What life means at 25 is different than what life means at 75. It kind of has to be. We should expect those answers to be different, and the only catechism that can really guide us is the catechism of one another, the living catechism of community and life together; of our various answers sung together in a common song.

In my search to know everything about not knowing… I came across a reflection by Christopher Goodchild in his book Unclouded by Longing that I would like to conclude with.
It gives us a unique view of the gift of not knowing through the eyes of someone on the autism spectrum:

Letting go of trying to work everything out in your head can lead you directly into the most sublime mystery of all. Your heart. Your true Self. To open yourself to this mystery, you will often have to pass through the discomfort of the rational mind simply ‘not knowing’.

What at first might seem like an impending breakdown can easily become a profound breakthrough. This is beautifully conveyed in ‘The Real Work’ by Wendell Berry:

“It may be that when we no longer know what to do we have come to our real work, and that when we no longer know which way to go we have begun our real journey. The mind that is not baffled is not employed. The impeded stream is the one that sings.”

The emotional distress that often accompanies losing your direction in life cannot be glamorised nor underestimated, when you are unable to come up with a rational solution to your predicament. However, it is true to say that one of the greatest gifts you have received in this life is the gift of desperation directly linked to the rational mind not coming up trumps.

In many ways ‘being’ in uncertainty and mystery is a necessary rite of passage you must go through in order to enter into the heart of what it means to be most alive. It is a vocational calling for you to invite the unfamiliar. In living your life in this way you surrender into something greater, your perceptions are stretched, as is your imagination — pushing the boundaries of what is unknown and unforeseen.

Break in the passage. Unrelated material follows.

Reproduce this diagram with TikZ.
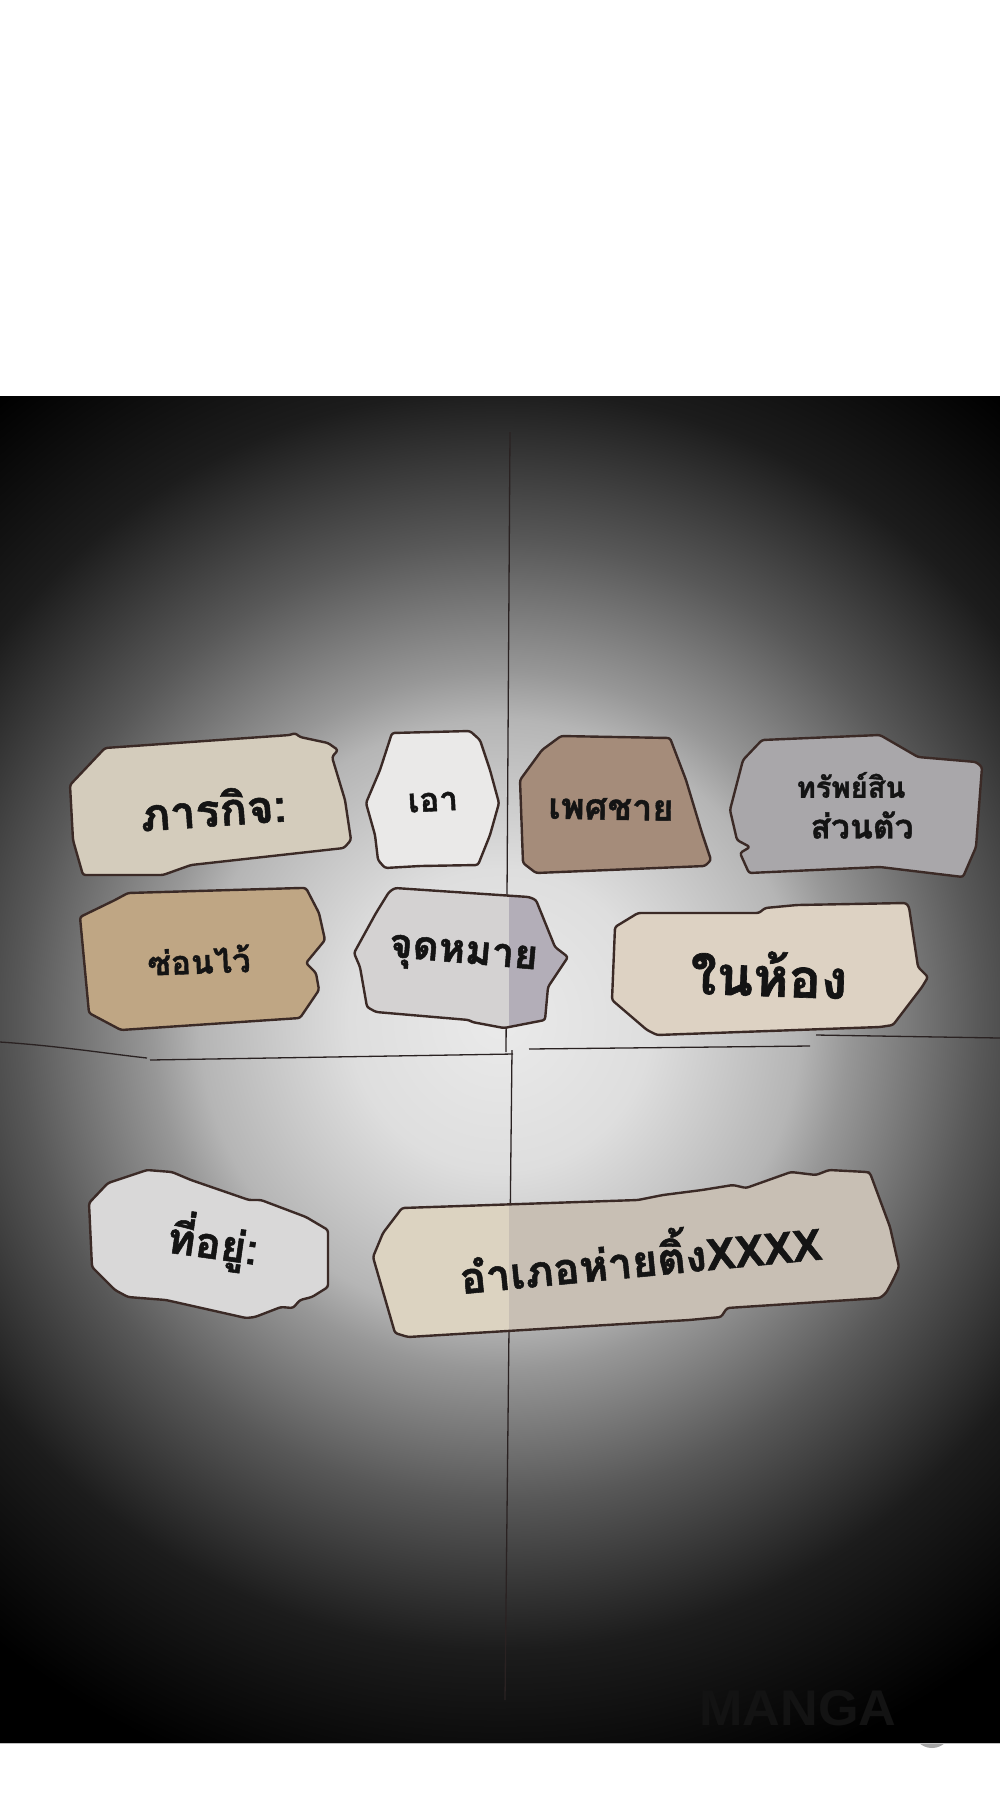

The breakthrough experience, whereby you move from lost to found, is exhilarating. The attachment to the small self is loosened, and an infinitely larger, more expansive Self is glimpsed. It is here, in these glimpses that a startling new landscape, or perhaps a radically new way of seeing, is opened up within you. Here the words of Jesus come to mind, ‘For those who want to save their life will lose it, and those who lose their life for my sake will find it.’

To embrace the gift of not knowing is to embark on one of the greatest adventures, and one that if fully entered into will change your life forever.